▶ [Stored entries]:
((

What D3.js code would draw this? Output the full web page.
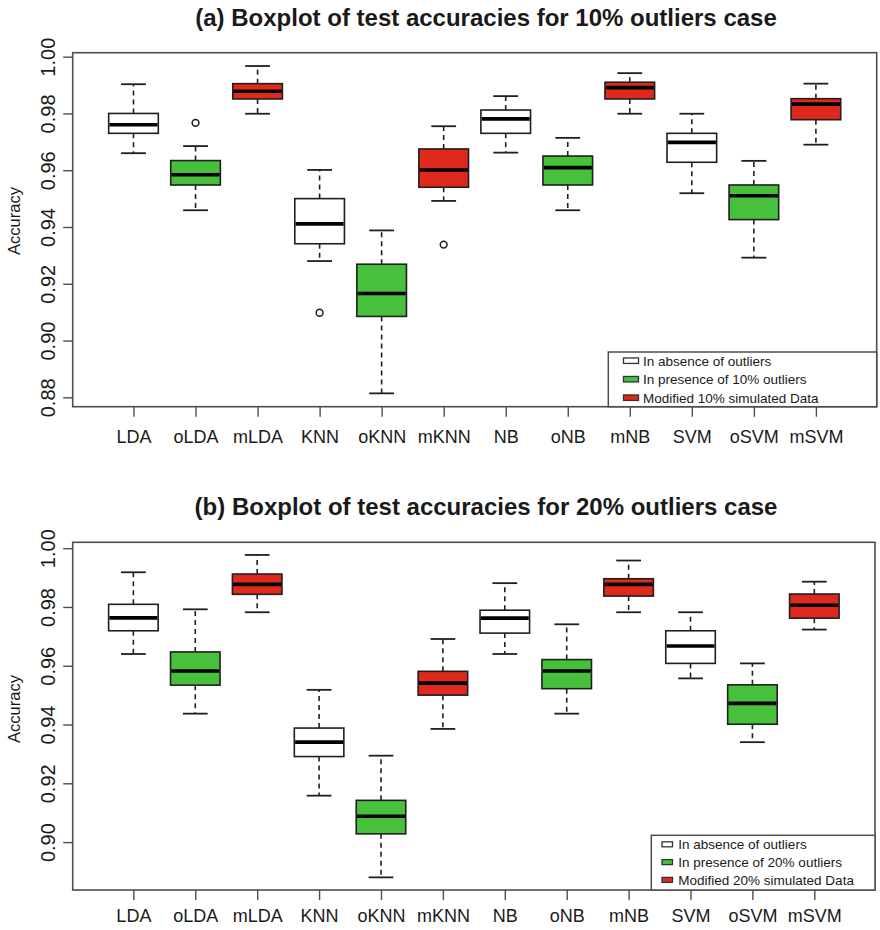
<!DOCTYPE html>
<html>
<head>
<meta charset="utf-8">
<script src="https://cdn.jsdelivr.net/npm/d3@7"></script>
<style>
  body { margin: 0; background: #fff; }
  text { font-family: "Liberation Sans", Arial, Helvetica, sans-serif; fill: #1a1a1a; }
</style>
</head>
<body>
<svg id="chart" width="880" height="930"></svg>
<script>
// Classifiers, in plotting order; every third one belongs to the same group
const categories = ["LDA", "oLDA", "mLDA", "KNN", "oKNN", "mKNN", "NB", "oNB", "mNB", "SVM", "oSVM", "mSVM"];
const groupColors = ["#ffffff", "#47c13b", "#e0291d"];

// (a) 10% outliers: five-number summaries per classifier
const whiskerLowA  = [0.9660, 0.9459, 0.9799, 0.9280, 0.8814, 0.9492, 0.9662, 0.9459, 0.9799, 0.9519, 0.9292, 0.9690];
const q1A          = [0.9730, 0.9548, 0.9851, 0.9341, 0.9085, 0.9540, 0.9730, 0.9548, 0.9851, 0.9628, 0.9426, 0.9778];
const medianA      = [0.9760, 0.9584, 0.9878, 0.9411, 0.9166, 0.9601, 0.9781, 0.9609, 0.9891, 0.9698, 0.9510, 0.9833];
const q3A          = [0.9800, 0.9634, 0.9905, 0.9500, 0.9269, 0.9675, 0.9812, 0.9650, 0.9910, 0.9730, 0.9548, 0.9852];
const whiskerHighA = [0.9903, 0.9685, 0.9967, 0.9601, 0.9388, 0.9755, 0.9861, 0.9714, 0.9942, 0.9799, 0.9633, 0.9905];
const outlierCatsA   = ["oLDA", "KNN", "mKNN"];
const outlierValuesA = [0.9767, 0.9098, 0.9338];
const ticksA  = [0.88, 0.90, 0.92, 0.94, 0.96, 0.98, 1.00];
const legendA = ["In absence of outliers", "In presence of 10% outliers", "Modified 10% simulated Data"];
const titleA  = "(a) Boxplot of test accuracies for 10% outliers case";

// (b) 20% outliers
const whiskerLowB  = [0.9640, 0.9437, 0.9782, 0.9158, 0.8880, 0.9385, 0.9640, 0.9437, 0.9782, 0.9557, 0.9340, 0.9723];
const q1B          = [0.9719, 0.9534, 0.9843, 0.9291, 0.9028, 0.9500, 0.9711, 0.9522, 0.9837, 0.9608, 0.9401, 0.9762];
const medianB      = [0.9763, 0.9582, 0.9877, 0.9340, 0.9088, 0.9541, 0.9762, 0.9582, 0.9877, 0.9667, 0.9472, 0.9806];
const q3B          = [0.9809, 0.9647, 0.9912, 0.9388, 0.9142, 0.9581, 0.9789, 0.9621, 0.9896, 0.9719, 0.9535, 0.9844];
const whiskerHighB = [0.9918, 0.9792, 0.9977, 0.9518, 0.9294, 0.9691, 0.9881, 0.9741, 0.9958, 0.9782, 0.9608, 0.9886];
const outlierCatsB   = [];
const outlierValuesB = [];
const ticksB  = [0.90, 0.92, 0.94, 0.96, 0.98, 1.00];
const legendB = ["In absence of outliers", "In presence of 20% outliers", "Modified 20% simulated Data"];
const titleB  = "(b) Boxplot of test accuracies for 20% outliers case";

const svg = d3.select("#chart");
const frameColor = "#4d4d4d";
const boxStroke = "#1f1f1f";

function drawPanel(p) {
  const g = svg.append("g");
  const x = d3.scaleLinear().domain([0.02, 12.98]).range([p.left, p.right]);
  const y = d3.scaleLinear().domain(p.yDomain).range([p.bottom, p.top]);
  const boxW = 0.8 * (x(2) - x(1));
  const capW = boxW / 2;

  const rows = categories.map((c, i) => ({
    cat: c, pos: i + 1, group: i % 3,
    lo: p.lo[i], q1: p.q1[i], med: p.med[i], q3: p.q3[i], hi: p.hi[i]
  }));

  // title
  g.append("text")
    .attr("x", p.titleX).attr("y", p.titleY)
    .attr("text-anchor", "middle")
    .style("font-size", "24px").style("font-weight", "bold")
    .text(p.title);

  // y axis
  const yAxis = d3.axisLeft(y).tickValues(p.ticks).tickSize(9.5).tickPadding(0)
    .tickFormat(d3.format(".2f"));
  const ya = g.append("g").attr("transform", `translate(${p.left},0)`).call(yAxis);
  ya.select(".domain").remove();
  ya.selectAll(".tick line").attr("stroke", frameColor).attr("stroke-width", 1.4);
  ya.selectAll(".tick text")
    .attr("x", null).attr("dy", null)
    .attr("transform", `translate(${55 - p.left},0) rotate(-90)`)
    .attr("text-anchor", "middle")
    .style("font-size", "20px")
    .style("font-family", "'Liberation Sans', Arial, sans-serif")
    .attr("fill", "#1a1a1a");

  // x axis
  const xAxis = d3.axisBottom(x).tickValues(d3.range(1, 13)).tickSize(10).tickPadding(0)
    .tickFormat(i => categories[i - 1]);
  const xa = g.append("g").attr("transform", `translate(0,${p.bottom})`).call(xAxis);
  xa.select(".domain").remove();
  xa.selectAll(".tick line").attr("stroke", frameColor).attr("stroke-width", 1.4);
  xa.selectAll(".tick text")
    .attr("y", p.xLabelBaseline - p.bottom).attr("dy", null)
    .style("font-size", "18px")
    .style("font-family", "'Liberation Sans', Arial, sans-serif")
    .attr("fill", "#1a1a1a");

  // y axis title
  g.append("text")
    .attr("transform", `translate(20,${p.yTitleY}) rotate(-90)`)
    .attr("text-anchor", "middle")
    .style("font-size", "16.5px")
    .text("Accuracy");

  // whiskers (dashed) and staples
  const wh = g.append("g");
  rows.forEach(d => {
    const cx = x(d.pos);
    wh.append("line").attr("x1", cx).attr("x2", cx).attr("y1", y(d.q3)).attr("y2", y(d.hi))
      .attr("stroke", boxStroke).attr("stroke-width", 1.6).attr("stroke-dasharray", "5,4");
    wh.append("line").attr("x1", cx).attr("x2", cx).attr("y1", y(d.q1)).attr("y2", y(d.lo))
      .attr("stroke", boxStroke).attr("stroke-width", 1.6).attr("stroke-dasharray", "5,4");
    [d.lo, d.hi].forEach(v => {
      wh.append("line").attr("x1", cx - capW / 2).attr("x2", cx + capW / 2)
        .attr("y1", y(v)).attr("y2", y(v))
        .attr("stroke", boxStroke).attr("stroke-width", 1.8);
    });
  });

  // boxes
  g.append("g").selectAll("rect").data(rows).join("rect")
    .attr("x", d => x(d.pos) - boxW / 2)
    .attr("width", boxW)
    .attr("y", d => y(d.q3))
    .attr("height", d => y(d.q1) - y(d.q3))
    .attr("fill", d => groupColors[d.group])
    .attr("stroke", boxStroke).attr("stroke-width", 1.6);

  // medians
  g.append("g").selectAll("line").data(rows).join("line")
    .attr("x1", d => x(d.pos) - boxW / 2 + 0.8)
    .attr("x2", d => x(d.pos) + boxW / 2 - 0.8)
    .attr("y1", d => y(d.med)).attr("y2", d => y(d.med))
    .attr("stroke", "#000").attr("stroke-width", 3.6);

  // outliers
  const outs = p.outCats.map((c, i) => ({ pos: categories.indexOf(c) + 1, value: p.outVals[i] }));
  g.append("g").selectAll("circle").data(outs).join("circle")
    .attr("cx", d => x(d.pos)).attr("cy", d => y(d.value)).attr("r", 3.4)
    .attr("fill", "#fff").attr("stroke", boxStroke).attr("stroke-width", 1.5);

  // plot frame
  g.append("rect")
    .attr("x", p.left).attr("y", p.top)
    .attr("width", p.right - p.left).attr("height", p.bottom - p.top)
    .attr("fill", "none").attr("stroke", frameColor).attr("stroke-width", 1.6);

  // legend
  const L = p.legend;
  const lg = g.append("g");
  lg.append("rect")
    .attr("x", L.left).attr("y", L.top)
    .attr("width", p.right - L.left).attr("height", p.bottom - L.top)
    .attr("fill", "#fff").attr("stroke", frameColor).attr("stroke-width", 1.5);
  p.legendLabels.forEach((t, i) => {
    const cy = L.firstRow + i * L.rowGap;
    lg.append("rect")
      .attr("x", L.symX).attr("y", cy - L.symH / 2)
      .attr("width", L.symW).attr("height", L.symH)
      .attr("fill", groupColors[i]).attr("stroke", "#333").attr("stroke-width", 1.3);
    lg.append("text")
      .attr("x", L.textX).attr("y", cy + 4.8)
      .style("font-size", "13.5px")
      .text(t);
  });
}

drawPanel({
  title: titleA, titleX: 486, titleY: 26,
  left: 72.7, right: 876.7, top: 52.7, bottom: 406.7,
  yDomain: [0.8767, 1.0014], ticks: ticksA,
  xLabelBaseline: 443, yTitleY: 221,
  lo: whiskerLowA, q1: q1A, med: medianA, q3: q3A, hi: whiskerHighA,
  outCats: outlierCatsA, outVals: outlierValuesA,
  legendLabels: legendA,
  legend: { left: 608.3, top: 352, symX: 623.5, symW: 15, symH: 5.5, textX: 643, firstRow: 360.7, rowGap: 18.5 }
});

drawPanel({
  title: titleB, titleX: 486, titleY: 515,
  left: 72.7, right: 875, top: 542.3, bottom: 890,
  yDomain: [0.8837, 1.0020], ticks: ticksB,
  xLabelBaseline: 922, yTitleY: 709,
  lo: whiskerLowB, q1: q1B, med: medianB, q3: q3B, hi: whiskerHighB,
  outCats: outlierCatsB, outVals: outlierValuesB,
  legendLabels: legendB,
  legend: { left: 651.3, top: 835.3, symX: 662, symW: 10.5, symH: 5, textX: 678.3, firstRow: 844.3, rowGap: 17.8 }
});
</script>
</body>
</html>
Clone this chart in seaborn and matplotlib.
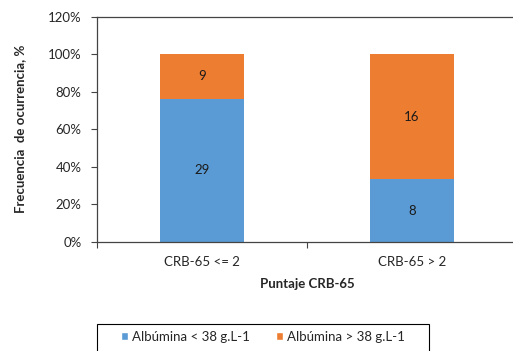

))

▶ [Given task]: Count each line above in which the string "this" appears, then state only the total.

▶ [Exercise response]: 2